**GIVEN TASK:** Without the pictures, repeat the listing character for character.

**INFORMATION SUPPLIED:**

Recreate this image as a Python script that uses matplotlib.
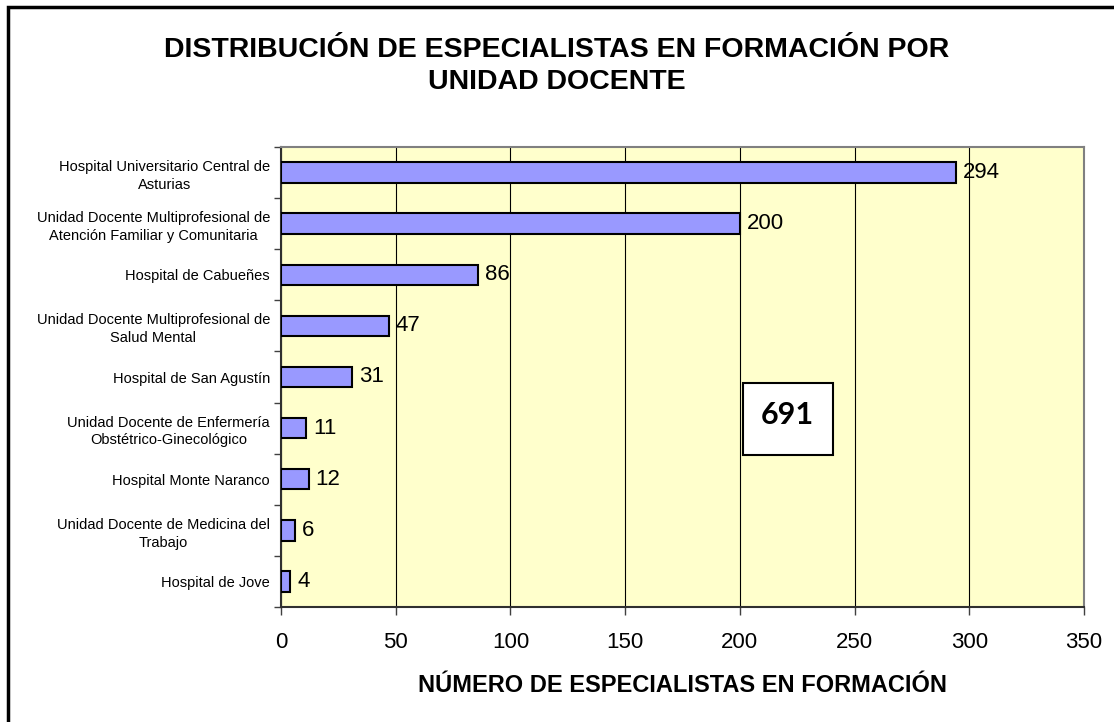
import matplotlib
matplotlib.use("Agg")
import matplotlib.pyplot as plt
import matplotlib.patches as patches
import numpy as np

plt.rcParams['font.family'] = ['Liberation Sans', 'DejaVu Sans']

# datos
unidades = ["Hospital Universitario Central de\nAsturias",
            "Unidad Docente Multiprofesional de\nAtención Familiar y Comunitaria",
            "Hospital de Cabueñes",
            "Unidad Docente Multiprofesional de\nSalud Mental",
            "Hospital de San Agustín",
            "Unidad Docente de Enfermería\nObstétrico-Ginecológico",
            "Hospital Monte Naranco",
            "Unidad Docente de Medicina del\nTrabajo",
            "Hospital de Jove"]
especialistas = [294, 200, 86, 47, 31, 11, 12, 6, 4]
total = "691"
xticks = [0, 50, 100, 150, 200, 250, 300, 350]

fig = plt.figure(figsize=(11.14, 7.22), dpi=100)
ax = fig.add_axes([281/1114, 1-607/722, 803/1114, 460/722])
ax.set_facecolor('#FFFFCC')

y = np.arange(len(unidades))
ax.barh(y, especialistas, height=0.4, color='#9999FF', edgecolor='black',
        linewidth=1.5, zorder=3)
for yi, v in zip(y, especialistas):
    ax.annotate(str(v), (v, yi), xytext=(5, 0), textcoords='offset points',
                ha='left', va='center', fontsize=16, zorder=4)

ax.set_xlim(0, 350)
ax.set_ylim(len(unidades)-0.5, -0.5)
ax.set_xticks(xticks)
ax.set_xticklabels([str(t) for t in xticks], fontsize=16)
ax.tick_params(axis='x', length=6, width=1, pad=12, color='#404040')
ax.set_yticks(y)
ax.set_yticklabels(unidades, fontsize=10.5, multialignment='center', linespacing=1.35)
ax.tick_params(axis='y', length=0, pad=8)
ax.set_yticks(np.arange(-0.5, len(unidades)), minor=True)
ax.tick_params(axis='y', which='minor', length=5, width=1, color='#404040')
ax.grid(axis='x', color='black', linewidth=0.8, zorder=1)
ax.set_axisbelow(True)

for s in ['left', 'bottom']:
    ax.spines[s].set_color('#303030')
    ax.spines[s].set_linewidth(1.5)
for s in ['top', 'right']:
    ax.spines[s].set_color('#808080')
    ax.spines[s].set_linewidth(1.5)

ax.set_xlabel('NÚMERO DE ESPECIALISTAS EN FORMACIÓN', fontsize=17,
              fontweight='bold', labelpad=15)

fig.text(0.5, 1-66/722, 'DISTRIBUCIÓN DE ESPECIALISTAS EN FORMACIÓN POR\nUNIDAD DOCENTE',
         ha='center', va='center', fontsize=20.5, fontweight='bold', linespacing=1.3)

# caja del total
caja = patches.Rectangle((0.575, 0.330), 0.112, 0.157, transform=ax.transAxes,
                         facecolor='white', edgecolor='black', linewidth=1.5, zorder=5)
ax.add_patch(caja)
ax.text(0.631, 0.418, total, transform=ax.transAxes, ha='center', va='center',
        fontsize=22, fontweight='bold', family=['Lato', 'DejaVu Sans'], zorder=6)

# borde de la figura
borde = patches.Rectangle((8/1114, -0.05), 1.1, 1-7/722+0.05, transform=fig.transFigure,
                          fill=False, edgecolor='black', linewidth=2.5, clip_on=False)
fig.patches.append(borde)

fig.savefig('out.png', dpi=100)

**RESPONSE:**
Recreate this image as a Python script that uses matplotlib.
import matplotlib
matplotlib.use("Agg")
import matplotlib.pyplot as plt
import matplotlib.patches as patches
import numpy as np

plt.rcParams['font.family'] = ['Liberation Sans', 'DejaVu Sans']

# datos
unidades = ["Hospital Universitario Central de\nAsturias",
            "Unidad Docente Multiprofesional de\nAtención Familiar y Comunitaria",
            "Hospital de Cabueñes",
            "Unidad Docente Multiprofesional de\nSalud Mental",
            "Hospital de San Agustín",
            "Unidad Docente de Enfermería\nObstétrico-Ginecológico",
            "Hospital Monte Naranco",
            "Unidad Docente de Medicina del\nTrabajo",
            "Hospital de Jove"]
especialistas = [294, 200, 86, 47, 31, 11, 12, 6, 4]
total = "691"
xticks = [0, 50, 100, 150, 200, 250, 300, 350]

fig = plt.figure(figsize=(11.14, 7.22), dpi=100)
ax = fig.add_axes([281/1114, 1-607/722, 803/1114, 460/722])
ax.set_facecolor('#FFFFCC')

y = np.arange(len(unidades))
ax.barh(y, especialistas, height=0.4, color='#9999FF', edgecolor='black',
        linewidth=1.5, zorder=3)
for yi, v in zip(y, especialistas):
    ax.annotate(str(v), (v, yi), xytext=(5, 0), textcoords='offset points',
                ha='left', va='center', fontsize=16, zorder=4)

ax.set_xlim(0, 350)
ax.set_ylim(len(unidades)-0.5, -0.5)
ax.set_xticks(xticks)
ax.set_xticklabels([str(t) for t in xticks], fontsize=16)
ax.tick_params(axis='x', length=6, width=1, pad=12, color='#404040')
ax.set_yticks(y)
ax.set_yticklabels(unidades, fontsize=10.5, multialignment='center', linespacing=1.35)
ax.tick_params(axis='y', length=0, pad=8)
ax.set_yticks(np.arange(-0.5, len(unidades)), minor=True)
ax.tick_params(axis='y', which='minor', length=5, width=1, color='#404040')
ax.grid(axis='x', color='black', linewidth=0.8, zorder=1)
ax.set_axisbelow(True)

for s in ['left', 'bottom']:
    ax.spines[s].set_color('#303030')
    ax.spines[s].set_linewidth(1.5)
for s in ['top', 'right']:
    ax.spines[s].set_color('#808080')
    ax.spines[s].set_linewidth(1.5)

ax.set_xlabel('NÚMERO DE ESPECIALISTAS EN FORMACIÓN', fontsize=17,
              fontweight='bold', labelpad=15)

fig.text(0.5, 1-66/722, 'DISTRIBUCIÓN DE ESPECIALISTAS EN FORMACIÓN POR\nUNIDAD DOCENTE',
         ha='center', va='center', fontsize=20.5, fontweight='bold', linespacing=1.3)

# caja del total
caja = patches.Rectangle((0.575, 0.330), 0.112, 0.157, transform=ax.transAxes,
                         facecolor='white', edgecolor='black', linewidth=1.5, zorder=5)
ax.add_patch(caja)
ax.text(0.631, 0.418, total, transform=ax.transAxes, ha='center', va='center',
        fontsize=22, fontweight='bold', family=['Lato', 'DejaVu Sans'], zorder=6)

# borde de la figura
borde = patches.Rectangle((8/1114, -0.05), 1.1, 1-7/722+0.05, transform=fig.transFigure,
                          fill=False, edgecolor='black', linewidth=2.5, clip_on=False)
fig.patches.append(borde)

fig.savefig('out.png', dpi=100)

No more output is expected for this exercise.